Given request: Do any lines in the data below contain "this"? If so, copy every one of them.

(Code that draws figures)

--------------------------------------------------

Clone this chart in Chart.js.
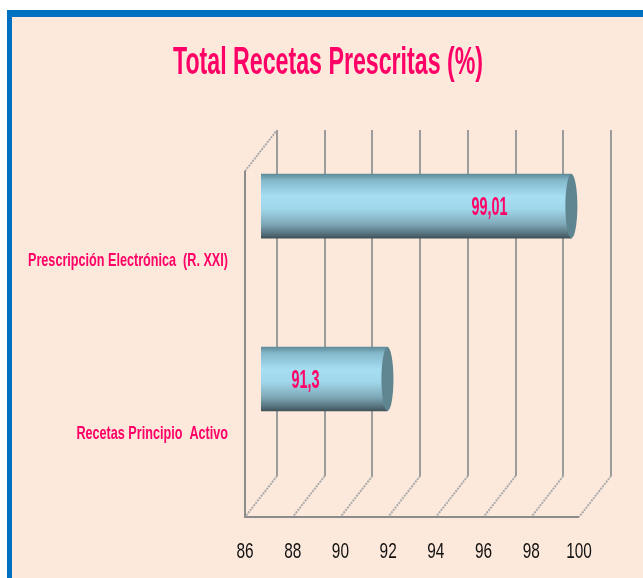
<!DOCTYPE html>
<html>
<head>
<meta charset="utf-8">
<script src="https://cdn.jsdelivr.net/npm/chart.js@4.4.1/dist/chart.umd.min.js"></script>
<style>
  html, body { margin: 0; padding: 0; background: #ffffff; }
  body { width: 643px; height: 578px; position: relative; overflow: hidden; }
  #frame {
    position: absolute; left: 7px; top: 10px; width: 700px; height: 640px;
    border-left: 5px solid #0070c0; border-top: 7px solid #0070c0;
    background: #fce9db;
  }
  #chart { position: absolute; left: 0; top: 0; }
</style>
</head>
<body>
<div id="frame"></div>
<canvas id="chart" width="643" height="578"></canvas>
<script>
// data
const categories = ['Prescripción Electrónica  (R. XXI)', 'Recetas Principio  Activo'];
const values = [99.01, 91.3];
const valueLabels = ['99,01', '91,3'];
const axisMin = 86;
const axisMax = 100;
const axisStep = 2;
const titleText = 'Total Recetas Prescritas (%)';

const FONT = "'Liberation Sans', Arial, sans-serif";
const PINK = '#ff0066';

// depth of the fake 3d box (half offsets)
const DX = 16;
const DY = 20.5;
const PLANE_SHIFT = 31;

// target widths used to squeeze the text like the condensed original
const TITLE_W = 310;
const TITLE_CX = 328;
const YLABEL_W = 200;
const VALUE_W = 36;
const XTICK_SX = 0.7;

function cylGrad(ctx, top, bottom) {
    const g = ctx.createLinearGradient(0, top, 0, bottom);
    g.addColorStop(0, '#5f8c9a');
    g.addColorStop(0.1, '#84b9cb');
    g.addColorStop(0.35, '#a6def2');
    g.addColorStop(0.55, '#a0d6ea');
    g.addColorStop(0.78, '#7fa9b8');
    g.addColorStop(0.92, '#5a7783');
    g.addColorStop(1, '#3e525a');
    return g;
}

function squeezeFor(ctx, font, text, target) {
    ctx.save();
    ctx.font = font;
    const w = ctx.measureText(text).width;
    ctx.restore();
    return w > 0 ? target / w : 1;
}

// run a chart.js draw call with every label squeezed horizontally around its anchor
function withSqueeze(ctx, sx, shift, fn) {
    const rotate = ctx.rotate;
    ctx.rotate = function (a) {
        rotate.call(this, a);
        this.translate(shift, 0);
        this.scale(sx, 1);
    };
    try { fn(); } finally { ctx.rotate = rotate; }
}

const boxPlugin = {
    id: 'box3d',
    beforeDatasetsDraw(chart) {
        const ctx = chart.ctx;
        const xs = chart.scales.x;
        const area = chart.chartArea;
        const backTop = area.top + PLANE_SHIFT - DY;
        const backBottom = area.bottom + PLANE_SHIFT - DY;
        const frontTop = area.top + PLANE_SHIFT + DY;
        const frontBottom = area.bottom + PLANE_SHIFT + DY;
        ctx.save();
        // back wall grid lines
        ctx.lineWidth = 2;
        ctx.strokeStyle = '#9c9c9c';
        for (let v = axisMin; v <= axisMax; v += axisStep) {
            const x = Math.round(xs.getPixelForValue(v) + DX);
            ctx.beginPath();
            ctx.moveTo(x, backTop);
            ctx.lineTo(x, backBottom);
            ctx.stroke();
        }
        // floor diagonals
        ctx.strokeStyle = '#ababab';
        ctx.setLineDash([2, 1]);
        for (let v = axisMin; v <= axisMax; v += axisStep) {
            const x = xs.getPixelForValue(v);
            ctx.beginPath();
            ctx.moveTo(x + DX, backBottom);
            ctx.lineTo(x - DX, frontBottom);
            ctx.stroke();
        }
        // left wall top edge
        const x0 = xs.getPixelForValue(axisMin);
        ctx.beginPath();
        ctx.moveTo(x0 - DX, frontTop);
        ctx.lineTo(x0 + DX, backTop);
        ctx.stroke();
        ctx.setLineDash([]);
        // left wall front edge + floor front edge
        ctx.strokeStyle = '#8c8c8c';
        ctx.beginPath();
        ctx.moveTo(Math.round(x0 - DX), frontTop);
        ctx.lineTo(Math.round(x0 - DX), frontBottom);
        ctx.lineTo(xs.getPixelForValue(axisMax) - DX, frontBottom);
        ctx.stroke();
        ctx.restore();
    },
    afterDatasetsDraw(chart) {
        const ctx = chart.ctx;
        const meta = chart.getDatasetMeta(0);
        const vfont = 'bold 25px ' + FONT;
        const sx = squeezeFor(ctx, vfont, valueLabels[0], VALUE_W);
        ctx.save();
        meta.data.forEach((bar, i) => {
            const h = bar.height;
            const top = bar.y - h / 2;
            // left cap
            ctx.beginPath();
            ctx.ellipse(bar.base, bar.y, 6, h / 2, 0, Math.PI / 2, Math.PI * 1.5);
            ctx.fillStyle = cylGrad(ctx, top, top + h);
            ctx.fill();
            // right cap
            ctx.beginPath();
            ctx.ellipse(bar.x, bar.y, 6, h / 2, 0, 0, Math.PI * 2);
            ctx.fillStyle = '#5e8590';
            ctx.fill();
            // value label
            ctx.save();
            ctx.translate(bar.x - 82, bar.y + 2);
            ctx.scale(sx, 1);
            ctx.fillStyle = PINK;
            ctx.font = vfont;
            ctx.textAlign = 'center';
            ctx.textBaseline = 'middle';
            ctx.fillText(valueLabels[i], 0, 0);
            ctx.restore();
        });
        ctx.restore();
    }
};

const chart = new Chart(document.getElementById('chart'), {
    type: 'bar',
    data: {
        labels: categories,
        datasets: [{
            data: values,
            barThickness: 64,
            borderWidth: 0,
            backgroundColor: (c) => {
                const ch = c.chart;
                if (!ch.chartArea || !ch.scales.y) return '#9fd5e8';
                const yc = ch.scales.y.getPixelForValue(c.dataIndex);
                return cylGrad(ch.ctx, yc - 32, yc + 32);
            }
        }]
    },
    options: {
        indexAxis: 'y',
        responsive: false,
        animation: false,
        devicePixelRatio: 1,
        layout: { padding: { left: 0, right: 48, top: 0, bottom: 0 } },
        plugins: {
            legend: { display: false },
            tooltip: { enabled: false },
            title: {
                display: true,
                text: titleText,
                color: PINK,
                font: { family: FONT, size: 38, weight: 'bold', lineHeight: 1.2 },
                padding: { top: 41, bottom: 33 }
            }
        },
        scales: {
            x: {
                min: axisMin,
                max: axisMax,
                grid: { display: false, drawTicks: false },
                border: { display: false },
                ticks: {
                    stepSize: axisStep,
                    color: '#111111',
                    font: { family: FONT, size: 22 },
                    padding: 73,
                    labelOffset: -DX,
                    maxRotation: 0,
                    autoSkip: false
                },
                afterFit(scale) {
                    scale.height = 578 - 465.5;
                    scale.paddingLeft = 0;
                    scale.paddingRight = 0;
                }
            },
            y: {
                grid: { display: false, drawTicks: false },
                border: { display: false },
                ticks: {
                    color: PINK,
                    font: { family: FONT, size: 19, weight: 'bold' },
                    padding: 33,
                    labelOffset: 55
                },
                afterFit(scale) {
                    scale.width = 261;
                    scale.paddingTop = 0;
                    scale.paddingBottom = 0;
                }
            }
        }
    },
    plugins: [boxPlugin]
});

// condensed look for the title, category labels and tick labels
const tb = chart.titleBlock;
const titleDraw = tb.draw;
tb.draw = function () {
    const sx = squeezeFor(this.ctx, 'bold 38px ' + FONT, titleText, TITLE_W);
    const shift = TITLE_CX - (this.left + this.right) / 2;
    withSqueeze(this.ctx, sx, shift, () => titleDraw.apply(this, arguments));
};
const ys = chart.scales.y;
const yLabelsDraw = ys.drawLabels;
ys.drawLabels = function () {
    const sx = squeezeFor(this.ctx, 'bold 19px ' + FONT, categories[0], YLABEL_W);
    withSqueeze(this.ctx, sx, 0, () => yLabelsDraw.apply(this, arguments));
};
const xs = chart.scales.x;
const xLabelsDraw = xs.drawLabels;
xs.drawLabels = function () {
    withSqueeze(this.ctx, XTICK_SX, 0, () => xLabelsDraw.apply(this, arguments));
};
chart.draw();
</script>
</body>
</html>
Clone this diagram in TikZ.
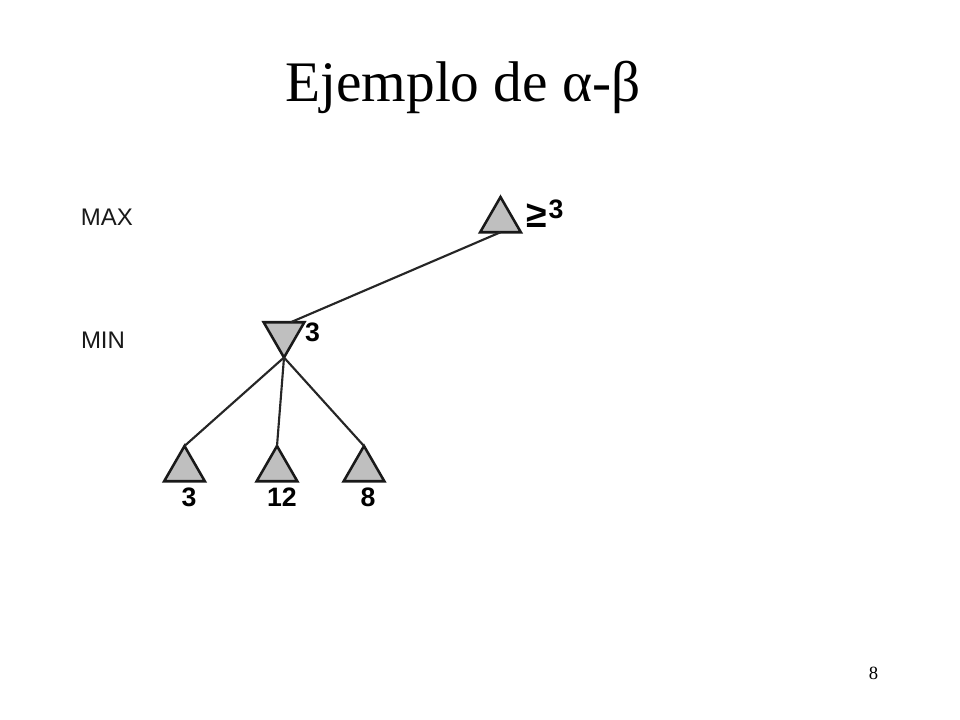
\documentclass[tikz,border=0pt]{standalone}
\usepackage{fontspec}
\setmainfont{Liberation Serif}
\newfontfamily\labelfont{Liberation Sans}
\usetikzlibrary{shapes.geometric}
\begin{document}
\begin{tikzpicture}[x = 0.75pt, y = -0.75pt,
    tri/.style = {regular polygon, regular polygon sides = 3, minimum size = 35.25pt,
        inner sep = 0pt, outer sep = 0pt, draw = black!90, fill = black!25, line width = 1.9pt},
    maxtri/.style = {tri},
    mintri/.style = {tri, shape border rotate = 180},
    branch/.style = {draw = black!85, line width = 1.6pt},
    level/.style = {font = \labelfont\fontsize{18}{20}\selectfont, text = black!90, inner sep = 0pt},
    value/.style = {font = \labelfont\bfseries\fontsize{20}{22}\selectfont, inner sep = 0pt}]
    \useasboundingbox (0,0) rectangle (960,720);

    \node[font = \fontsize{43}{50}\selectfont, anchor = base, inner sep = 0pt] (title) at (463,102) {Ejemplo de α-β};

    \node[level] (maxlabel) at (107,217.5) {MAX};
    \node[level] (minlabel) at (103,340) {MIN};

    \node[maxtri] (root) at (500.5,220.5) {};
    \node[mintri] (mina) at (284,334) {};
    \node[maxtri] (leafa) at (184.5,469.5) {};
    \node[maxtri] (leafb) at (277,469.5) {};
    \node[maxtri] (leafc) at (364,469.5) {};

    \draw[branch] (root.south) -- (mina.60);
    \draw[branch] (mina.south) -- (leafa.north);
    \draw[branch] (mina.south) -- (leafb.north);
    \draw[branch] (mina.south) -- (leafc.north);

    \node[value] (rootval) at (545,214) {\raisebox{-7pt}{\fontsize{28}{28}\selectfont ≥}\kern1pt3};
    \node[value] (minaval) at (312.5,332.5) {3};
    \node[value] (leafaval) at (189,497) {3};
    \node[value] (leafbval) at (282,497) {12};
    \node[value] (leafcval) at (368,497) {8};

    \node[font = \fontsize{14}{16}\selectfont, inner sep = 0pt] (page) at (873.5,673) {8};
\end{tikzpicture}
\end{document}
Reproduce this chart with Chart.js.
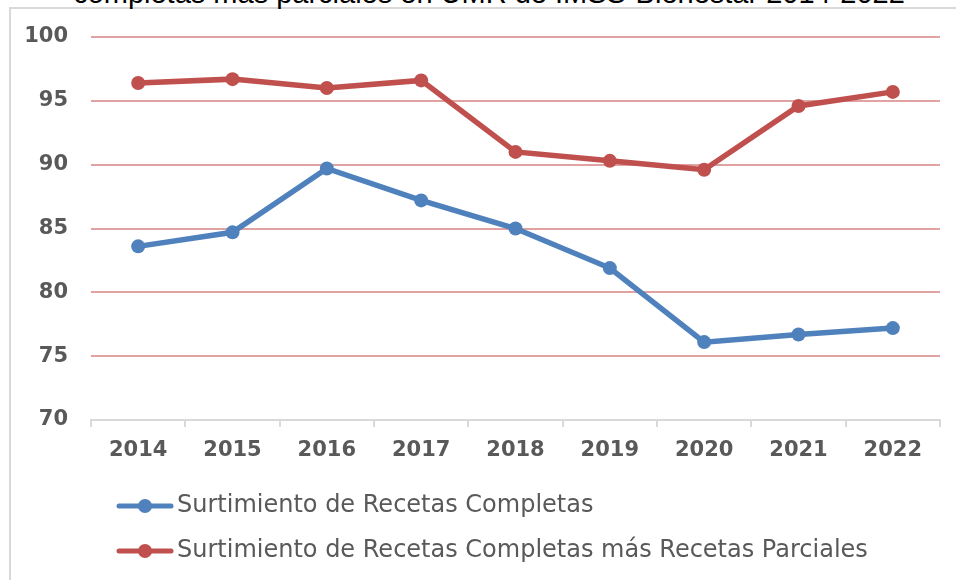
<!DOCTYPE html>
<html>
<head>
<meta charset="utf-8">
<script src="https://cdn.jsdelivr.net/npm/chart.js@4.4.1/dist/chart.umd.min.js"></script>
<style>
  body { margin: 0; background: #fff; }
  #wrap { position: relative; width: 956px; height: 580px; overflow: hidden; }
  #frame { position: absolute; left: 9px; top: 7px; width: 1000px; height: 1000px; border: 2px solid #d9d9d9; }
  #title { position: absolute; left: 0; top: -21px; width: 978px; text-align: center; line-height: 29px;
           font-family: 'Liberation Sans', Arial, sans-serif; font-size: 29px; color: #000; white-space: nowrap; }
  canvas { position: absolute; left: 0; top: 0; }
</style>
</head>
<body>
<div id="wrap">
  <div id="frame"></div>
  <div id="title">completas más parciales en UMR de IMSS-Bienestar 2014-2022</div>
  <canvas id="myChart" width="956" height="580"></canvas>
</div>
<script>

var years = ['2014', '2015', '2016', '2017', '2018', '2019', '2020', '2021', '2022'];
var recetasCompletas = [83.6, 84.7, 89.7, 87.2, 85.0, 81.9, 76.1, 76.7, 77.2];
var completasMasParciales = [96.4, 96.7, 96.0, 96.6, 91.0, 90.3, 89.6, 94.6, 95.7];

var blue = '#4F81BD';
var red = '#C0504D';
var tickColor = '#595959';

// little line+dot marker for the legend
function legendMarker(color) {
    var c = document.createElement('canvas');
    c.width = 162;
    c.height = 20;
    var ctx = c.getContext('2d');
    ctx.strokeStyle = color;
    ctx.lineWidth = 5;
    ctx.lineCap = 'round';
    ctx.beginPath();
    ctx.moveTo(107, 10);
    ctx.lineTo(159, 10);
    ctx.stroke();
    ctx.fillStyle = color;
    ctx.beginPath();
    ctx.arc(133, 10, 7, 0, Math.PI * 2);
    ctx.fill();
    return c;
}

var chartId = document.getElementById('myChart').getContext('2d');

var myChart = new Chart(chartId, {
    type: 'line',
    data: {
        labels: years,
        datasets: [{
            label: 'Surtimiento de Recetas Completas',
            data: recetasCompletas,
            borderColor: blue,
            backgroundColor: blue,
            borderWidth: 5.5,
            pointRadius: 7,
            pointHoverRadius: 7,
            pointBorderWidth: 0,
            tension: 0
        }, {
            label: 'Surtimiento de Recetas Completas más Recetas Parciales',
            data: completasMasParciales,
            borderColor: red,
            backgroundColor: red,
            borderWidth: 5.5,
            pointRadius: 7,
            pointHoverRadius: 7,
            pointBorderWidth: 0,
            tension: 0
        }]
    },
    options: {
        responsive: false,
        animation: false,
        layout: {
            padding: { top: 37, right: 16, bottom: 7, left: 0 }
        },
        scales: {
            x: {
                offset: true,
                afterFit: function (scale) { scale.height = 53; },
                grid: {
                    offset: true,
                    drawOnChartArea: false,
                    color: '#d9d9d9',
                    lineWidth: 2,
                    tickLength: 7
                },
                border: { display: true, color: '#d9d9d9', width: 2 },
                ticks: {
                    color: tickColor,
                    padding: 11,
                    font: { family: "'DejaVu Sans', sans-serif", size: 21, weight: 'bold' }
                }
            },
            y: {
                min: 70,
                max: 100,
                afterFit: function (scale) { scale.width = 91; },
                grid: {
                    drawTicks: false,
                    lineWidth: 2,
                    color: function (ctx) {
                        return ctx.tick && ctx.tick.value === 70 ? 'rgba(0,0,0,0)' : '#E0A3A1';
                    }
                },
                border: { display: false },
                ticks: {
                    stepSize: 5,
                    color: tickColor,
                    padding: 23,
                    font: { family: "'DejaVu Sans', sans-serif", size: 21, weight: 'bold' }
                }
            }
        },
        plugins: {
            title: { display: false },
            tooltip: { enabled: false },
            legend: {
                display: true,
                position: 'bottom',
                align: 'start',
                labels: {
                    usePointStyle: true,
                    pointStyleWidth: 144,
                    padding: 21,
                    color: tickColor,
                    font: { family: "'DejaVu Sans', sans-serif", size: 24 },
                    generateLabels: function (chart) {
                        var items = Chart.defaults.plugins.legend.labels.generateLabels(chart);
                        items.forEach(function (item, i) {
                            item.pointStyle = legendMarker(i === 0 ? blue : red);
                        });
                        return items;
                    }
                }
            }
        }
    }
});
</script>
</body>
</html>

--------------------------------------------------

The response:
Clone this chart in Chart.js.
        rotate.call(this, a);
        this.translate(shift, 0);
        this.scale(sx, 1);
    const sx = squeezeFor(this.ctx, 'bold 38px ' + FONT, titleText, TITLE_W);
    const shift = TITLE_CX - (this.left + this.right) / 2;
    withSqueeze(this.ctx, sx, shift, () => titleDraw.apply(this, arguments));
    const sx = squeezeFor(this.ctx, 'bold 19px ' + FONT, categories[0], YLABEL_W);
    withSqueeze(this.ctx, sx, 0, () => yLabelsDraw.apply(this, arguments));
    withSqueeze(this.ctx, XTICK_SX, 0, () => xLabelsDraw.apply(this, arguments));
Clone this diagram in TikZ.
Reproduce this chart with Chart.js.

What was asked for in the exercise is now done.